— START Dataset records —

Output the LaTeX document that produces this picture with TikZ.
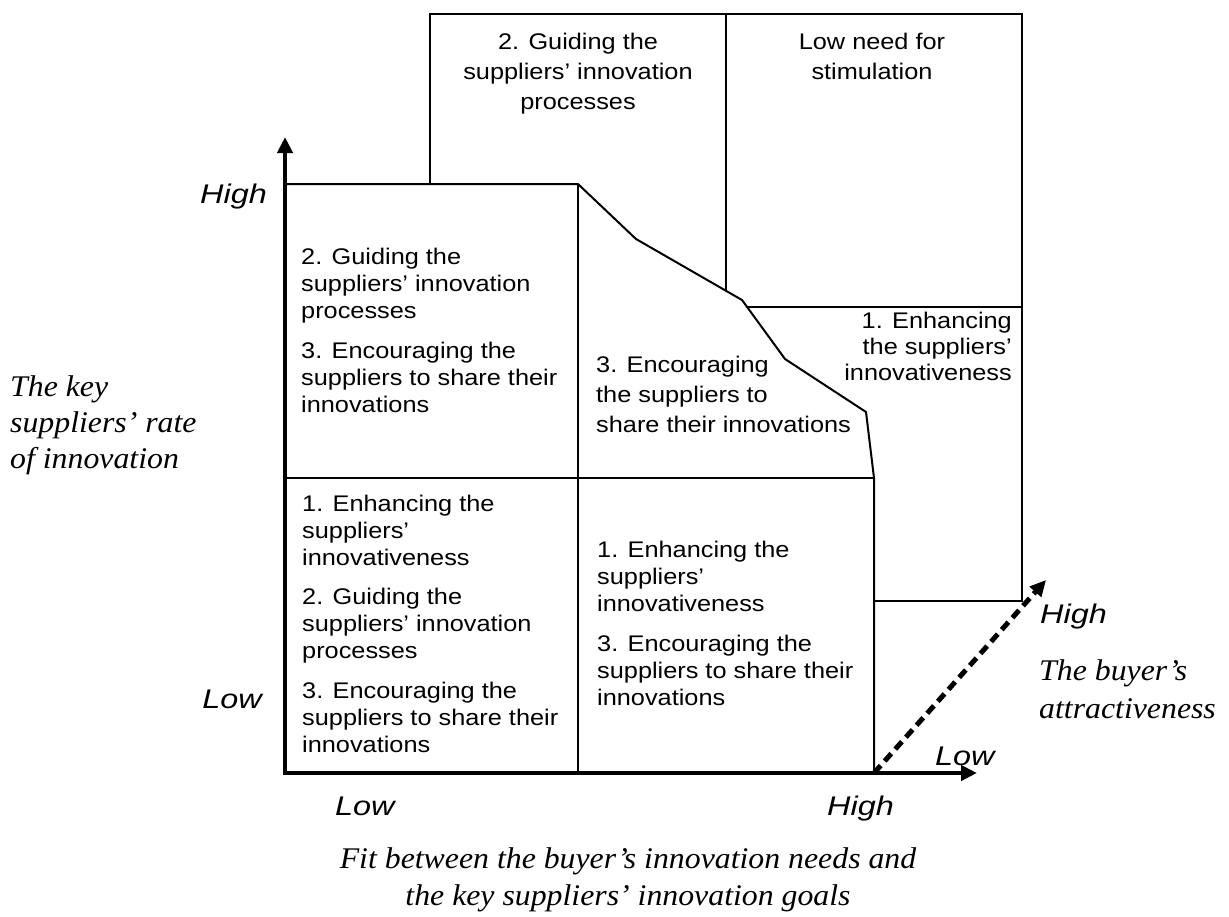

— END Dataset records —
— START Dataset records —

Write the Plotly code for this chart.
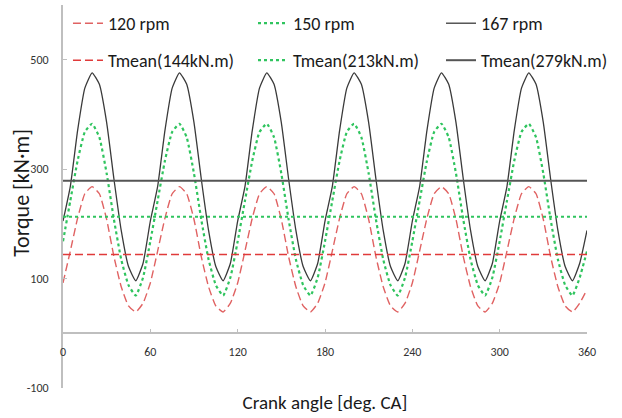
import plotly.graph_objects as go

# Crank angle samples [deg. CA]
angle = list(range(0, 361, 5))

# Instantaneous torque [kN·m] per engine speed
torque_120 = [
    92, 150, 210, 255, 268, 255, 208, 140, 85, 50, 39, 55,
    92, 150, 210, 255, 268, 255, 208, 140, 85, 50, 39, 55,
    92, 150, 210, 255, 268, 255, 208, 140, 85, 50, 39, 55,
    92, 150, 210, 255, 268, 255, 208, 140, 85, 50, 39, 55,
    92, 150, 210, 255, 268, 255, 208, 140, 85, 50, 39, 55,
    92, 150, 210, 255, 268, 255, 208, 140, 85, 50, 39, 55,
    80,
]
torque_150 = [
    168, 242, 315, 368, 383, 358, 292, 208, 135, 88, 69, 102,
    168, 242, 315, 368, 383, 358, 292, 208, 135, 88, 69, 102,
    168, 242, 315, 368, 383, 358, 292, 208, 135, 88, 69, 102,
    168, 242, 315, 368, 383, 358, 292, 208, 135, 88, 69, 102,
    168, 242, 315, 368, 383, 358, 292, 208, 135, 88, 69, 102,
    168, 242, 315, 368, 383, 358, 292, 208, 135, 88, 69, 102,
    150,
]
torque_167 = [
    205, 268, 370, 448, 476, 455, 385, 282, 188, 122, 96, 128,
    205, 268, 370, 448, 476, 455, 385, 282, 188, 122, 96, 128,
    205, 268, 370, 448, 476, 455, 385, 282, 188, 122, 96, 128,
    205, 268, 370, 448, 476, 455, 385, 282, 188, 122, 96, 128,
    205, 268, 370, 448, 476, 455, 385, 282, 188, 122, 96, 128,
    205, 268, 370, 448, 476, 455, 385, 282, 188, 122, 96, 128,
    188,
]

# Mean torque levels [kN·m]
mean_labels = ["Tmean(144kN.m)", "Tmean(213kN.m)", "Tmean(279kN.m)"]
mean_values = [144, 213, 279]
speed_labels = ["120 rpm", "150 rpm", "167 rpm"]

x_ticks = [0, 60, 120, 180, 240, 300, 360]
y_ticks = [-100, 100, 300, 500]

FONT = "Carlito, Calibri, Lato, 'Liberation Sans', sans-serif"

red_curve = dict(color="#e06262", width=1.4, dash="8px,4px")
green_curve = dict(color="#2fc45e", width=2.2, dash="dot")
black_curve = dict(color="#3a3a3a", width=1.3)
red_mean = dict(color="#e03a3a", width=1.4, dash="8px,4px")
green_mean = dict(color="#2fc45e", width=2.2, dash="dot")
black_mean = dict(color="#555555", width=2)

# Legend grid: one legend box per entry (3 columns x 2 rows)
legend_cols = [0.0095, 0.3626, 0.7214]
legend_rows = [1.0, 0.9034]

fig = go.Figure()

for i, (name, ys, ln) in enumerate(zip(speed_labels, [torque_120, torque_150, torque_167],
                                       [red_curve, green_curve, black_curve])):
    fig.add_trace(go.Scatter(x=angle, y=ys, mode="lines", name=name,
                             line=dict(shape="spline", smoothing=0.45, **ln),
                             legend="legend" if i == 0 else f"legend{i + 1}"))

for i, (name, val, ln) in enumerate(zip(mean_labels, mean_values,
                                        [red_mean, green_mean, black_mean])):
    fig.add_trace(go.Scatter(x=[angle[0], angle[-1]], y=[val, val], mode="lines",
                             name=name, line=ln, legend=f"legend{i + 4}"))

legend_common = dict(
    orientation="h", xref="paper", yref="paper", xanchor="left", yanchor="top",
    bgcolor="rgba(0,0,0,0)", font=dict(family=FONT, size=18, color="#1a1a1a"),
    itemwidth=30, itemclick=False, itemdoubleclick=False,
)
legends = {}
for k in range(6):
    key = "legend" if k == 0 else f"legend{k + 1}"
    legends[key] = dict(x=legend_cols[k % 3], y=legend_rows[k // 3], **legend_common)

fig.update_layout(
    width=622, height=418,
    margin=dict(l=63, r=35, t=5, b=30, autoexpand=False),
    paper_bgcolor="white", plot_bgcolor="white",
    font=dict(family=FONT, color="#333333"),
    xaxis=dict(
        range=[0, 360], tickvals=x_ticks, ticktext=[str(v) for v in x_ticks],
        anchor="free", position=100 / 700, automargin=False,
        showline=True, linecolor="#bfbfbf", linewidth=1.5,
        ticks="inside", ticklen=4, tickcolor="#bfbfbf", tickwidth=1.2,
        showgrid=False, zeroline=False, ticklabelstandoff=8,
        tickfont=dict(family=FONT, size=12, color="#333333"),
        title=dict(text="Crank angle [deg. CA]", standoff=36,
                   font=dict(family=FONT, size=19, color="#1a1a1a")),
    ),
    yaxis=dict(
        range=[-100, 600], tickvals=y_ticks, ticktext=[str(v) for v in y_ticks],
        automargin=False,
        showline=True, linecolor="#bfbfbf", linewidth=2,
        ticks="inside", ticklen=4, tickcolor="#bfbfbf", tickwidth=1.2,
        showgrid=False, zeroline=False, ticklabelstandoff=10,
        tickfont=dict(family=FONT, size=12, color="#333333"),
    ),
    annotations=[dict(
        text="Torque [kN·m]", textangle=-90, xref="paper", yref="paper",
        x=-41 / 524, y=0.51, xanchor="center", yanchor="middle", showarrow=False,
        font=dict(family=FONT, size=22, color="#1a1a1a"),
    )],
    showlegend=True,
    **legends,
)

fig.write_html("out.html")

— END Dataset records —

▶ **The task**
Up in the listing, locate the line with "Write the Plotly code for this chart."; print it and every line after it down to the line with "angle = list(range(0, 361, 5))", which is included too. Skip the pictures.

▶ **Exercise solution**
Write the Plotly code for this chart.
import plotly.graph_objects as go

# Crank angle samples [deg. CA]
angle = list(range(0, 361, 5))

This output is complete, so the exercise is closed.